Exercise:
Look through the listing and locate every line containing the word "React"; copy those lines.

■ ■ ■ ■ ■

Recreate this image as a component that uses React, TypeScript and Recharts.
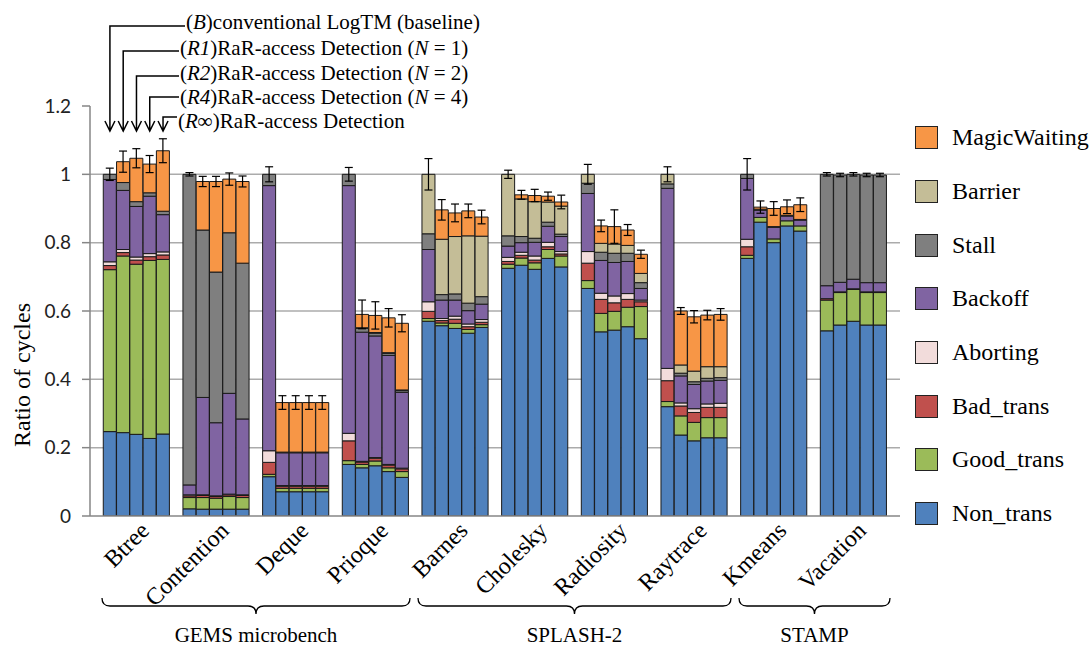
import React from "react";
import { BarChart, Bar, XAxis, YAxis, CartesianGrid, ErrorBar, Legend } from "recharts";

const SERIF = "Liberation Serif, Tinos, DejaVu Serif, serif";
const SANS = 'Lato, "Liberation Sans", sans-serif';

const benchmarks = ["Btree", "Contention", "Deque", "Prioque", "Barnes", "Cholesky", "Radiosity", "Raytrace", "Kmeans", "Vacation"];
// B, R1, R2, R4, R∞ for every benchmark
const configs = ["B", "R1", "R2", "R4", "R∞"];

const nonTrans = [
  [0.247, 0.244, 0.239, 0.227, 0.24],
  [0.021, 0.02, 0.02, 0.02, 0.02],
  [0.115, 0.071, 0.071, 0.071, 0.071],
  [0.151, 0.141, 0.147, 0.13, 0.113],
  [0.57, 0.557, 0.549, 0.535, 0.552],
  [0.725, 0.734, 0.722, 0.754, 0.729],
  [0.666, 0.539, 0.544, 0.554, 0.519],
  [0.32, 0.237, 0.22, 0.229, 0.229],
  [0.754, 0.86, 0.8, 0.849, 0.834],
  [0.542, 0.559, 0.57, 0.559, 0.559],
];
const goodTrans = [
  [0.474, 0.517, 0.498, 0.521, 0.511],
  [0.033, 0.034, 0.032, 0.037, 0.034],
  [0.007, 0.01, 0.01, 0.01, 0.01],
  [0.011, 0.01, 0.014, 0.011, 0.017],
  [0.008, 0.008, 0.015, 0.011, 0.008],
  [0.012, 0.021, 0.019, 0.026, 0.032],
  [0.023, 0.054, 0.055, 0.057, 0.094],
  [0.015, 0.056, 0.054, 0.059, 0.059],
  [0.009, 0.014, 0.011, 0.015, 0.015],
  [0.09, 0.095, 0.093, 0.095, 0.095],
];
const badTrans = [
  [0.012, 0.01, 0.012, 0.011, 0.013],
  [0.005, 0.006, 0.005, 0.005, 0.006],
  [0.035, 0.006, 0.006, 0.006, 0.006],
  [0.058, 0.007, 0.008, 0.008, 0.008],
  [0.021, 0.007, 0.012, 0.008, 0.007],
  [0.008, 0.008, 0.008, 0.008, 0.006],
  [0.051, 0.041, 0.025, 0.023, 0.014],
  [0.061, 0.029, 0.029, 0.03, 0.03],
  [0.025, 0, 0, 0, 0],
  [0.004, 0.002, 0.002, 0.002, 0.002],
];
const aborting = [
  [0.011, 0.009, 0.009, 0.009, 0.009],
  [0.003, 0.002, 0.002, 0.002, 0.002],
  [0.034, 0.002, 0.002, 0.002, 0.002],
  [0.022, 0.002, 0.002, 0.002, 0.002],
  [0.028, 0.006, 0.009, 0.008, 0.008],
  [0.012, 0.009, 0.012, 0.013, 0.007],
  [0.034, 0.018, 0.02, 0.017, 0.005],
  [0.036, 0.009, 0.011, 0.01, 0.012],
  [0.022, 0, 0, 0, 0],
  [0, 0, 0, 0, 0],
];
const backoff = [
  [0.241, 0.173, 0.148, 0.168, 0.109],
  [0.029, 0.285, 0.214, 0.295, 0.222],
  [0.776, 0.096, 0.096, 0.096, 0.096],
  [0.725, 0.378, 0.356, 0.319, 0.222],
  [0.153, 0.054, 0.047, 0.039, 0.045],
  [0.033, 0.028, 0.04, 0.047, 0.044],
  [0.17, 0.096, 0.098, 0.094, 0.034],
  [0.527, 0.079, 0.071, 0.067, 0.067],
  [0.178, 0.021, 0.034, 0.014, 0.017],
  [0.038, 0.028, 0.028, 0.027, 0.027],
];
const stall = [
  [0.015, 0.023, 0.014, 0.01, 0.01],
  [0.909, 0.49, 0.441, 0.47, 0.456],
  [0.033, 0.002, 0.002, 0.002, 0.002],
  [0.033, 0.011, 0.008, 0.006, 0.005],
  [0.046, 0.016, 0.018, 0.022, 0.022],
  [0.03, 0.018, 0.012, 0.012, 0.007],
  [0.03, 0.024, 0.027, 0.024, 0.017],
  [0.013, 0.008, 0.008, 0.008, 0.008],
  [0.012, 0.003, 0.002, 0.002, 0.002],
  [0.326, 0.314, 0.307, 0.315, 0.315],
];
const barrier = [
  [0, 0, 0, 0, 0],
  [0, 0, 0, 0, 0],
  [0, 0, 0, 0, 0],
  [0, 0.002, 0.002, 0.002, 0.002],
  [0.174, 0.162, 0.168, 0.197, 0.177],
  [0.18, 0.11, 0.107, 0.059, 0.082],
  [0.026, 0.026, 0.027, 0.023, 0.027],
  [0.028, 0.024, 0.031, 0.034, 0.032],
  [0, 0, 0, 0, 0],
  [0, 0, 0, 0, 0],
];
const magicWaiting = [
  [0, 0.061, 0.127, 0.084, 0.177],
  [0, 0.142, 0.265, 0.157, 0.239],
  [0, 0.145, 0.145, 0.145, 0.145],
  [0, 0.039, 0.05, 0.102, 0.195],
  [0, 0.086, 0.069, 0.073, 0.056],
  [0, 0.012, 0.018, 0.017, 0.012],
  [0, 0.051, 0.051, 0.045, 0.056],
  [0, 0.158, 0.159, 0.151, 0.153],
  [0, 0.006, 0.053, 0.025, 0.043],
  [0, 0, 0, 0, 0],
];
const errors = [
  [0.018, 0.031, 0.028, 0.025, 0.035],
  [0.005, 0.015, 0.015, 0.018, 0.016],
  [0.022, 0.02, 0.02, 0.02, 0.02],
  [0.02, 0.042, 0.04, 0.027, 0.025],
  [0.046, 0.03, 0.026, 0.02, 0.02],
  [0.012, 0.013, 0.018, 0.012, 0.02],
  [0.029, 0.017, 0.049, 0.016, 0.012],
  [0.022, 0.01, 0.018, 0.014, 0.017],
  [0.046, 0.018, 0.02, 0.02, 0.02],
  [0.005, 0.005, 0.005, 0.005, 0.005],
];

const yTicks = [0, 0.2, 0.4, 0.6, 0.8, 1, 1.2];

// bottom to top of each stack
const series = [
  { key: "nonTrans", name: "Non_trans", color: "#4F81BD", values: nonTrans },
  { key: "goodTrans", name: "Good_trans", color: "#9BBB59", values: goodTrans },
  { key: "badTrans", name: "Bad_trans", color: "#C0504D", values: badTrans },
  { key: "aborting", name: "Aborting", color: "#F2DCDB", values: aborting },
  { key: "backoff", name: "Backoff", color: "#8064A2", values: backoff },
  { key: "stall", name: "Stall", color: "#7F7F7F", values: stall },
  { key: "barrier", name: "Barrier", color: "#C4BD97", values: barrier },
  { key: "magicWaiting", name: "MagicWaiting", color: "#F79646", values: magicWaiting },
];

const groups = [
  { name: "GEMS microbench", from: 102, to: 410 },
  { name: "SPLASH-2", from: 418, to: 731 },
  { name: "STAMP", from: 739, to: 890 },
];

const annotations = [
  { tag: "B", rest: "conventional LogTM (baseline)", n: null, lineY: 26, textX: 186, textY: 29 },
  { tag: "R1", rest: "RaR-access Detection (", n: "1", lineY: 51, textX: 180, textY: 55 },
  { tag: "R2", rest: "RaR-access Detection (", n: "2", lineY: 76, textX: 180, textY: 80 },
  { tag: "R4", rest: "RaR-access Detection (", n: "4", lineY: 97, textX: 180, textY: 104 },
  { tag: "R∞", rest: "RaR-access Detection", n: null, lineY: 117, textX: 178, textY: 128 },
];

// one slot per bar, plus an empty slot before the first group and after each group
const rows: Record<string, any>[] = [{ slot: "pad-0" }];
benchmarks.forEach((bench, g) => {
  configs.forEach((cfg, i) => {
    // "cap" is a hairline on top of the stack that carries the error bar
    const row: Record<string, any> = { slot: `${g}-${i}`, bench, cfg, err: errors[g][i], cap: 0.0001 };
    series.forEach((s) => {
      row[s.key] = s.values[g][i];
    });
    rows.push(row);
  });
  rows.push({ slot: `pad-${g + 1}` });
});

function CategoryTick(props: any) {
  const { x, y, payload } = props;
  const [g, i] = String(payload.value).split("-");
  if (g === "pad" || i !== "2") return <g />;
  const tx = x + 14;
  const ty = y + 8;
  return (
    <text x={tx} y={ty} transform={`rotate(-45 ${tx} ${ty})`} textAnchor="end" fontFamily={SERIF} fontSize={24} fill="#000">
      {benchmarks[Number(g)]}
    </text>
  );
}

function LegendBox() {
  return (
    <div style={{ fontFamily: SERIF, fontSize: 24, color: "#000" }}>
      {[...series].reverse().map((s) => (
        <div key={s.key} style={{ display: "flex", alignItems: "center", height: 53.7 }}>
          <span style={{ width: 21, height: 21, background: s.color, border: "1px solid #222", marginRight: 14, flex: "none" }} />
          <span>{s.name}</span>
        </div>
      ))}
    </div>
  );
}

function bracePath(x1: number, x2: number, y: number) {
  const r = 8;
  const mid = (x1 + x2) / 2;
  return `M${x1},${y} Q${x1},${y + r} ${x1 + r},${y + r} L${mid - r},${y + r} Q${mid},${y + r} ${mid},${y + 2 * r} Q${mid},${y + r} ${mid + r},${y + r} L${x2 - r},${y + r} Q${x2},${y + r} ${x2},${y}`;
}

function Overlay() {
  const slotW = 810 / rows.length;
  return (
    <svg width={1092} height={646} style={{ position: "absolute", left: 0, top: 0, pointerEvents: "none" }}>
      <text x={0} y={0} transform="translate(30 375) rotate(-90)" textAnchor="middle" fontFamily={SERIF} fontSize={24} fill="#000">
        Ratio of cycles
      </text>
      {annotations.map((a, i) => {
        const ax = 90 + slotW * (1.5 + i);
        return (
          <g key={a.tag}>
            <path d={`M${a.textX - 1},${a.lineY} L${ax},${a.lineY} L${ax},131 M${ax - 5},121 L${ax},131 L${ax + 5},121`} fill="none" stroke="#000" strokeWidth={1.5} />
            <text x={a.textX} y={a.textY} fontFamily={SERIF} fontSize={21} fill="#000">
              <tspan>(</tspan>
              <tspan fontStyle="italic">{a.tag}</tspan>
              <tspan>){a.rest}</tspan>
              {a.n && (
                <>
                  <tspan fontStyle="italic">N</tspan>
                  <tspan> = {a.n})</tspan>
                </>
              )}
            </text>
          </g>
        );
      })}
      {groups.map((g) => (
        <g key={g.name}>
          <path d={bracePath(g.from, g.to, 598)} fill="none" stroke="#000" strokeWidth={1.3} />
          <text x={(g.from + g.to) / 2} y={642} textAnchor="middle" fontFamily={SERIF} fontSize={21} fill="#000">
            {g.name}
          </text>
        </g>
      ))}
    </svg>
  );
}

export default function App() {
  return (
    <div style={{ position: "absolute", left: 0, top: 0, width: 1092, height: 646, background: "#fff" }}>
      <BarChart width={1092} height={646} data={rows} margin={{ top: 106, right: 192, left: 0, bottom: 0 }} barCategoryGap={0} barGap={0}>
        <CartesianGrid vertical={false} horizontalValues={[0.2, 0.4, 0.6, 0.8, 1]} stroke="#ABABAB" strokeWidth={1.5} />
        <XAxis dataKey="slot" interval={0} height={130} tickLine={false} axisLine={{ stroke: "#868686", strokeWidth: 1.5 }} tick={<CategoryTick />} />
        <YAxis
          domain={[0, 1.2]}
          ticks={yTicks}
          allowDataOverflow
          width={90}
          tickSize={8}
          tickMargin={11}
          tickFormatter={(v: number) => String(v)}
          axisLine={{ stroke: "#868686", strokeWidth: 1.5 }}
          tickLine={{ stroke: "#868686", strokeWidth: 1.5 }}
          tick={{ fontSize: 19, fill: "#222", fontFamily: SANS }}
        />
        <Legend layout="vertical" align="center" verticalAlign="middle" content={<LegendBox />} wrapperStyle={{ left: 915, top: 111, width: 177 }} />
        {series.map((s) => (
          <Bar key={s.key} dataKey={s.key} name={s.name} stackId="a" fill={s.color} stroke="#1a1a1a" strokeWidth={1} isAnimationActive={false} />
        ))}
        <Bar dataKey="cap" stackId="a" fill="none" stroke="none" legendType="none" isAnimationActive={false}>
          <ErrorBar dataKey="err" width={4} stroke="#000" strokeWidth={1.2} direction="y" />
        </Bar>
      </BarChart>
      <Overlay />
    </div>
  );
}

■ ■ ■ ■ ■

Exercise response:
Recreate this image as a component that uses React, TypeScript and Recharts.
import React from "react";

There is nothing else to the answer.